-- start ENTRIES SHOWN --

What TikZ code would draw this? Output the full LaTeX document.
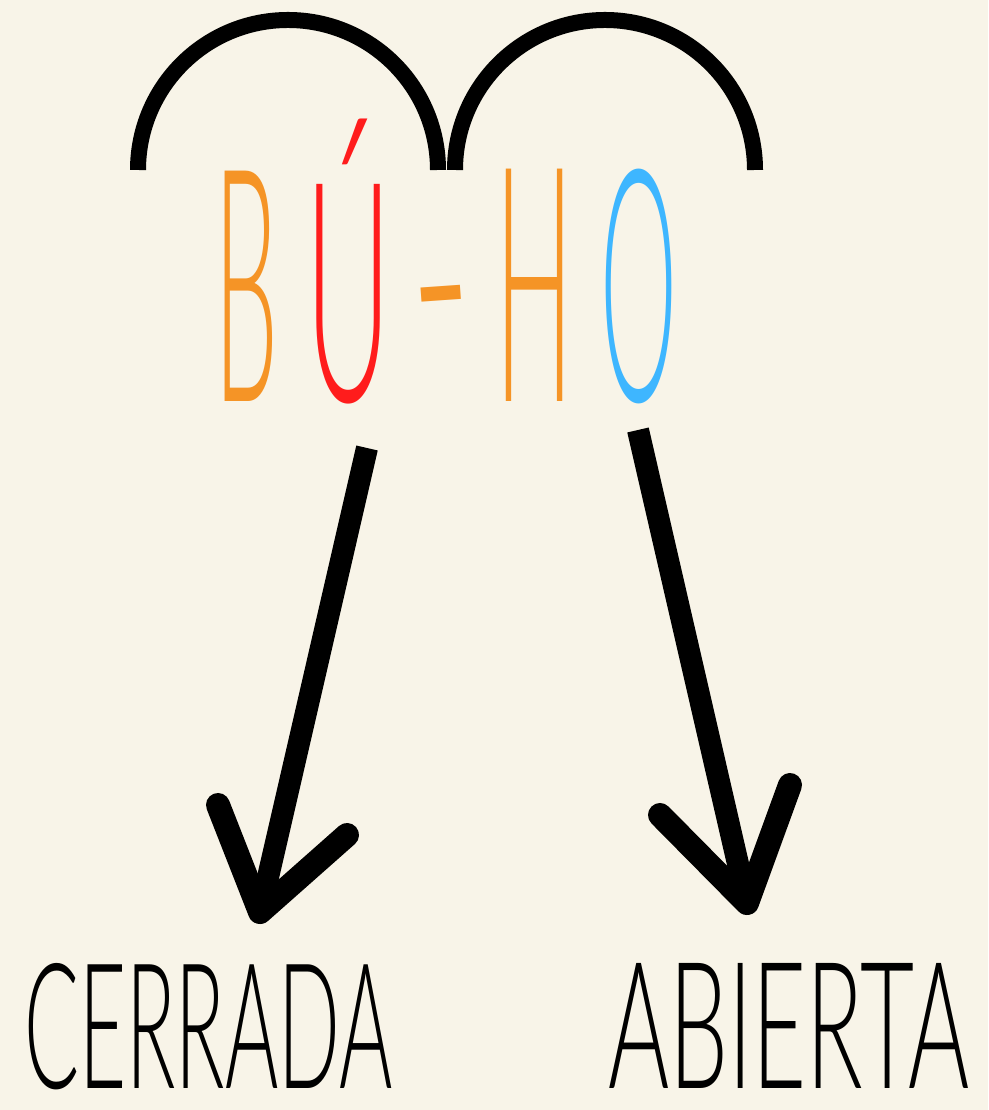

-- end ENTRIES SHOWN --
-- start ENTRIES SHOWN --

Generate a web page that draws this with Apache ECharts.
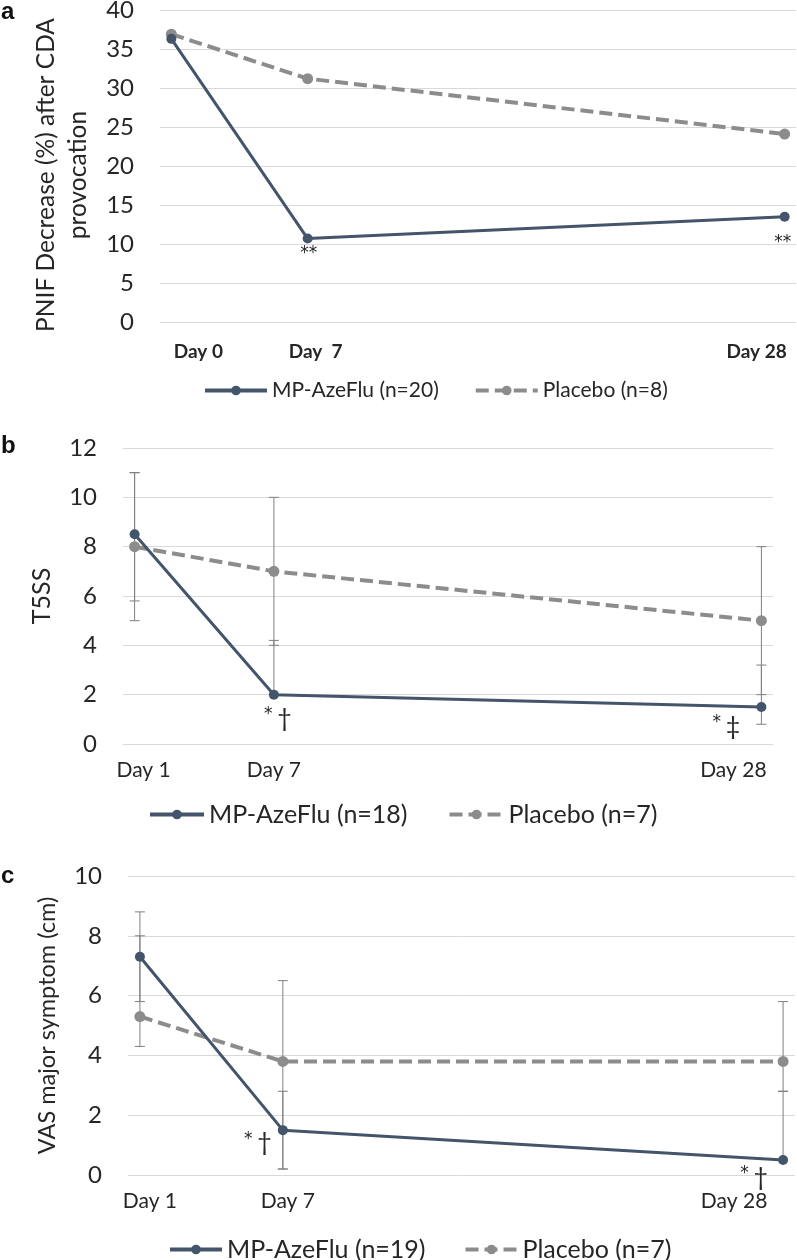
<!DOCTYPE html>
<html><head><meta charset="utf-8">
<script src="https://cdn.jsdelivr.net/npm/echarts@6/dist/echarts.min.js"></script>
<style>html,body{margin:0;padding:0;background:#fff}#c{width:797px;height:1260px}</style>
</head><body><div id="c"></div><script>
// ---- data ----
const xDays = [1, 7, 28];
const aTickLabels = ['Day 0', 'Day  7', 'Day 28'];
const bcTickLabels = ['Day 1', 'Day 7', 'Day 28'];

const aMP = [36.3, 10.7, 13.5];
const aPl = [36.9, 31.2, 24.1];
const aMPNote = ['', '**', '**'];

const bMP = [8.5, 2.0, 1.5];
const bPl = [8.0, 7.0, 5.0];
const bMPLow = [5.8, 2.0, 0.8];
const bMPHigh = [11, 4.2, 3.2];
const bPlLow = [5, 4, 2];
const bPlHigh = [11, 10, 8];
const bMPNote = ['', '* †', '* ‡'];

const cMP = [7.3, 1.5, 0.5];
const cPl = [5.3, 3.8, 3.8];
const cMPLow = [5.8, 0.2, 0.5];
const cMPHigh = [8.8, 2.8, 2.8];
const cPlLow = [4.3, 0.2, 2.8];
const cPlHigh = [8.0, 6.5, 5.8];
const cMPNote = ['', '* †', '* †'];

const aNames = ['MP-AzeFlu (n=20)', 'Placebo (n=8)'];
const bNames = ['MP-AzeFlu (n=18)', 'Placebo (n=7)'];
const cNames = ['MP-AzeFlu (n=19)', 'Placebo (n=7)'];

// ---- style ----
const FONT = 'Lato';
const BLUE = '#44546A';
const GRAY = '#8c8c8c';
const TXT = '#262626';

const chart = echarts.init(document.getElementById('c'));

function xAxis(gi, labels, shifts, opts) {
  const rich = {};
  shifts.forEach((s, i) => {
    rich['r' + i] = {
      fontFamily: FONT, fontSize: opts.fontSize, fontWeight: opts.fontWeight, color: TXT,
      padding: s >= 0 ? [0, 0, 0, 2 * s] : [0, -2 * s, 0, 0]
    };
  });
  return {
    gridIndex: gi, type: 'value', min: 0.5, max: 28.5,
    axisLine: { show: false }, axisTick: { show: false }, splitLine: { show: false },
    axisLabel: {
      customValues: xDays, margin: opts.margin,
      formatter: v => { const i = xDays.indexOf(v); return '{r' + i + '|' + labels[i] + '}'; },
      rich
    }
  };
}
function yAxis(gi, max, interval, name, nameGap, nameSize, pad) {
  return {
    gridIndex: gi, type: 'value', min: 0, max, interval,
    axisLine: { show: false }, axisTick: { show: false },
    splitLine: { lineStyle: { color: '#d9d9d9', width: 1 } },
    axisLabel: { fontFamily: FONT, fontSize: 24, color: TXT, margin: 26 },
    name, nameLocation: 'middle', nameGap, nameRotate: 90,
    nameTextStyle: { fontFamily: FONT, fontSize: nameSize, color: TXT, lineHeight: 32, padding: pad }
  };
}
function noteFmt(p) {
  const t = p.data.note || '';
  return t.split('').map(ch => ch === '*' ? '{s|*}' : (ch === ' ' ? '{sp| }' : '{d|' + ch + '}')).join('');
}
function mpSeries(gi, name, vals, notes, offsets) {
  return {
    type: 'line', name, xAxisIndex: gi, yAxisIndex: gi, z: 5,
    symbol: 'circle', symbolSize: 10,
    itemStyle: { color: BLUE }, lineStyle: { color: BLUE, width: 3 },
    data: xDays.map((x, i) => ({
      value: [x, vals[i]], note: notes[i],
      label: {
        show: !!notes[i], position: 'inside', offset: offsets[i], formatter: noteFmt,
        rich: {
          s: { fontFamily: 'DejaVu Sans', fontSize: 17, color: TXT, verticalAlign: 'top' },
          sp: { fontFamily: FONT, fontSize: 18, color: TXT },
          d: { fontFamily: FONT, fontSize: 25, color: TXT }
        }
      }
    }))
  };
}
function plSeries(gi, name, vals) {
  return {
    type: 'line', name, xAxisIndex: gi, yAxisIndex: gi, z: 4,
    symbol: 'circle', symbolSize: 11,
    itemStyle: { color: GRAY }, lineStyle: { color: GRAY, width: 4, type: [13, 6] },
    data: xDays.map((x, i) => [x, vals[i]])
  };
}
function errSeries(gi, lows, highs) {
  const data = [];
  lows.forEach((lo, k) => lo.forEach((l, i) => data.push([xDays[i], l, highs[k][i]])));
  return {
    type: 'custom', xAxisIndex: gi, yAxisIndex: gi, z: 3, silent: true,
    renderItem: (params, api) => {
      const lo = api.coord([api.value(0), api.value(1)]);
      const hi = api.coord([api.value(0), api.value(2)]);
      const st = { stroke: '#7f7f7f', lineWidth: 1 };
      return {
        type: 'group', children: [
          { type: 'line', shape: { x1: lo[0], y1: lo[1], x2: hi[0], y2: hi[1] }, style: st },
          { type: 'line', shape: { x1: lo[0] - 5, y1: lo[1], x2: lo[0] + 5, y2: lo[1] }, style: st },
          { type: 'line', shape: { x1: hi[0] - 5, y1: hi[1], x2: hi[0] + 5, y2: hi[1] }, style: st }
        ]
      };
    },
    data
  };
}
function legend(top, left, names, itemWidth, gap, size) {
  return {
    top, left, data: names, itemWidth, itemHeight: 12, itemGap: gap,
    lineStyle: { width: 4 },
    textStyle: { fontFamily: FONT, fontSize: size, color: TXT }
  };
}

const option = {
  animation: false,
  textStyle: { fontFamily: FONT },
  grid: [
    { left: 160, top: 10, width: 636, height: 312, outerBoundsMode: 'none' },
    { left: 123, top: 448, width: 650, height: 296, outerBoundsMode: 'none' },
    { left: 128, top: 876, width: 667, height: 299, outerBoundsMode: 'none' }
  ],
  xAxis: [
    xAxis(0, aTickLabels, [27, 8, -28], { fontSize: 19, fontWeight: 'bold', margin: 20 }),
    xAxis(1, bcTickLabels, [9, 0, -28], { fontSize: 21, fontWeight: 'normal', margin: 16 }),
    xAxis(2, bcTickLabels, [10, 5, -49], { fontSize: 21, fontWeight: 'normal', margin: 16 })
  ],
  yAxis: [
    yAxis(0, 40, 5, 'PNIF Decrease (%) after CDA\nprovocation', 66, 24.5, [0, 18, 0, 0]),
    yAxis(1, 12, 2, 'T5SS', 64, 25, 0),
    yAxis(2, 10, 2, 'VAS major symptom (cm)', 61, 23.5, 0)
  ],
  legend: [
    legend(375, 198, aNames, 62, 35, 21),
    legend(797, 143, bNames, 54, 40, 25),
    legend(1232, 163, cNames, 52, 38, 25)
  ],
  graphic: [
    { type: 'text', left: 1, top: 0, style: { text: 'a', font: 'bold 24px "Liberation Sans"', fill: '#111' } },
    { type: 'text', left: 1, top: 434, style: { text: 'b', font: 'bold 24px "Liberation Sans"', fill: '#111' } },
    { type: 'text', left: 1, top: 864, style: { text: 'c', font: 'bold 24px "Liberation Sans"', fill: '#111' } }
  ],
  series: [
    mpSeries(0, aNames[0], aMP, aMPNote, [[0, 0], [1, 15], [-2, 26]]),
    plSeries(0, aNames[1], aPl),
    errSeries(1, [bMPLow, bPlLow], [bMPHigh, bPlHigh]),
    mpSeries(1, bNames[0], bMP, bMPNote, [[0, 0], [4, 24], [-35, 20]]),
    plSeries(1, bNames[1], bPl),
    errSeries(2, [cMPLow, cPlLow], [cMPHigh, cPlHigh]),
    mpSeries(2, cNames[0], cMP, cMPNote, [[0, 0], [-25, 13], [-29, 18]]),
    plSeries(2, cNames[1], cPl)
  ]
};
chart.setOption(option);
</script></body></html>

-- end ENTRIES SHOWN --

*SET EXERCISE*: Nothing but the lines from the one with "Generate a web" through the one with "const cMPNote = ['', '* †', '* †'];" is to be copied, exactly and ends included. Leave pictures out.

*SOLUTION FOR THIS PROBLEM*:
Generate a web page that draws this with Apache ECharts.
<!DOCTYPE html>
<html><head><meta charset="utf-8">
<script src="https://cdn.jsdelivr.net/npm/echarts@6/dist/echarts.min.js"></script>
<style>html,body{margin:0;padding:0;background:#fff}#c{width:797px;height:1260px}</style>
</head><body><div id="c"></div><script>
// ---- data ----
const xDays = [1, 7, 28];
const aTickLabels = ['Day 0', 'Day  7', 'Day 28'];
const bcTickLabels = ['Day 1', 'Day 7', 'Day 28'];

const aMP = [36.3, 10.7, 13.5];
const aPl = [36.9, 31.2, 24.1];
const aMPNote = ['', '**', '**'];

const bMP = [8.5, 2.0, 1.5];
const bPl = [8.0, 7.0, 5.0];
const bMPLow = [5.8, 2.0, 0.8];
const bMPHigh = [11, 4.2, 3.2];
const bPlLow = [5, 4, 2];
const bPlHigh = [11, 10, 8];
const bMPNote = ['', '* †', '* ‡'];

const cMP = [7.3, 1.5, 0.5];
const cPl = [5.3, 3.8, 3.8];
const cMPLow = [5.8, 0.2, 0.5];
const cMPHigh = [8.8, 2.8, 2.8];
const cPlLow = [4.3, 0.2, 2.8];
const cPlHigh = [8.0, 6.5, 5.8];
const cMPNote = ['', '* †', '* †'];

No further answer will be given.